A Holocaust survivor will tell the story of her family’s escape across the Nazi-Soviet frontier.
Irene Miller, who is also an author, speaker and educator, will be a guest Friday at Howell High School as she share to students about her experiences.
Miller, the former director of mental health for Livingston County, has spent her career in the healthcare field and was also the past director of the psychiatric division at Detroit Osteopathic Hospital and director of treatment centers for drug-addicted and dual-diagnosed women and their children at the Detroit Medical Center. She also spent two years as a public school teacher in Israel.

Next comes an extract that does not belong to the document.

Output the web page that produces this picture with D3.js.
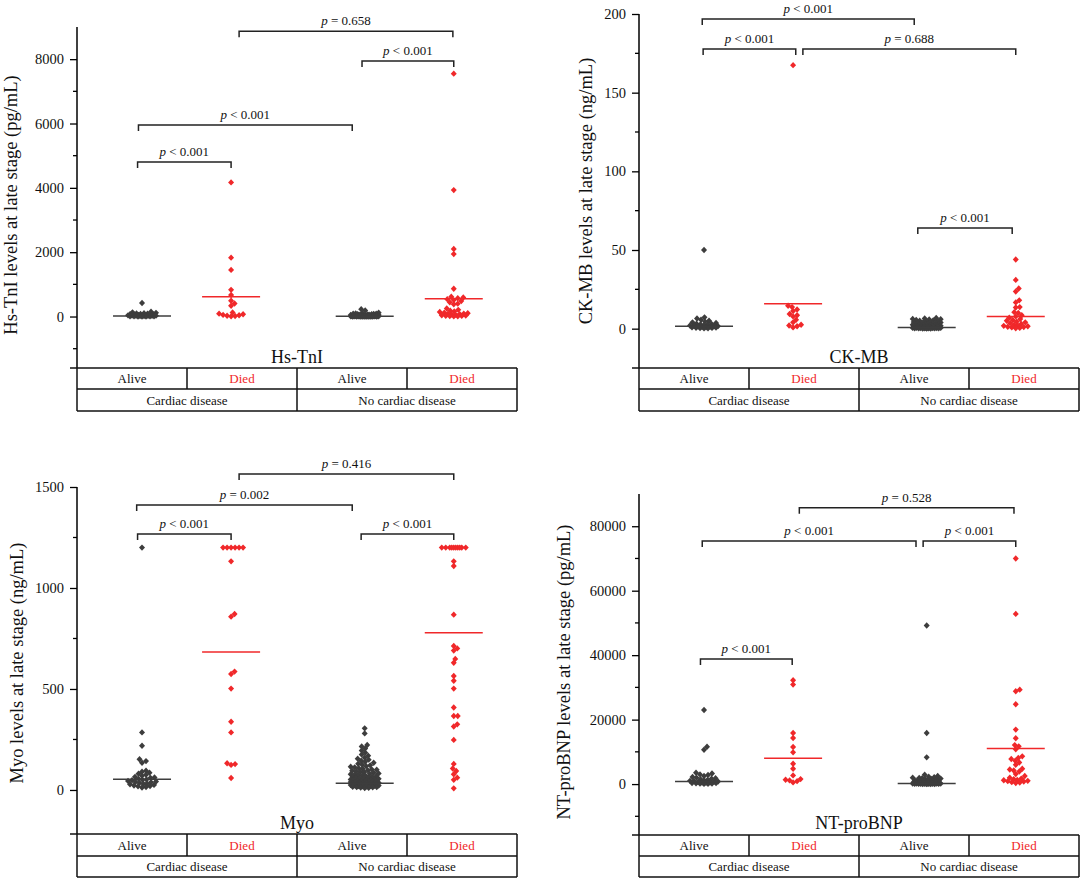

Her book, Into No Man’s Land: A Historical Memoir, has been used by many schools as part of their History and English curriculum and helps to serve her mission of promoting tolerance and diversity.
The memoir tells the story of her family who found themselves stranded in a frozen field outside of Warsaw, Poland when the man they hired to help them escape instead cheated and robbed them. Miller has spoken about sleeping in the winter under an open sky in the no man’s land, living on boiled grass and onions, and being sick with malaria. Her family struggled to survive and would become separated, reunited, and ultimately sent to a Siberian labor camp. Miller would later spend years in orphanages.
Miller was also the subject of a 2016 PBS documentary “Irene; Child of the Holocaust”.